An increase in Mississippi’s cigarette tax appears unlikely this year after state lawmakers failed to agree Wednesday on how much the 18-cent tax should be raised.
Proposals to increase it to 60 cents and 80 cents died on a key legislative deadline as House and Senate leaders ended negotiations without a compromise. Both sides said it’s doubtful the issue will resurface before the 2009 regular session ends Tuesday, but they did not rule out the possibility.
Their lack of agreement leaves in limbo a funding source lawmakers hoped to use as a national recession continues to erode state revenues. Negotiators had tentatively agreed to use some of the money to help smoking cessation programs and boost a fund that keeps car-tag costs from rising.

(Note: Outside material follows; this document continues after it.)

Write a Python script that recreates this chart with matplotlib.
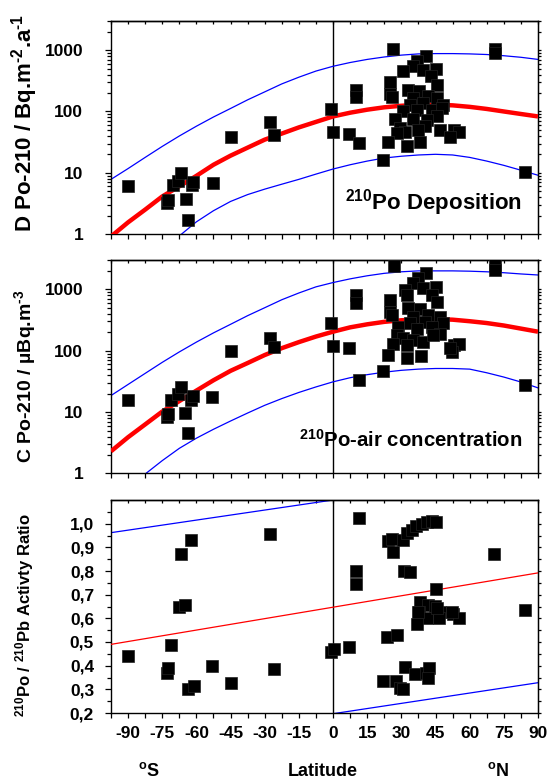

But House Ways and Means Committee Chairman Percy Watson said the Senate’s final offer of 60 cents would not generate enough revenue or do enough to deter people from smoking. Senate Finance Committee Chairman Dean Kirby said he doubted the House’s 80-cent proposal would pass the Republican-controlled Senate, where some lawmakers object to any tax increase.
Both plans also faced potential opposition from GOP Gov. Haley Barbour, a former tobacco lobbyist who proposed a much lower hike. His spokesman, Dan Turner, said Barbour worries a recent federal tobacco tax increase will push the state’s rate too high and diminish revenues. He said the governor objects to earmarking the money.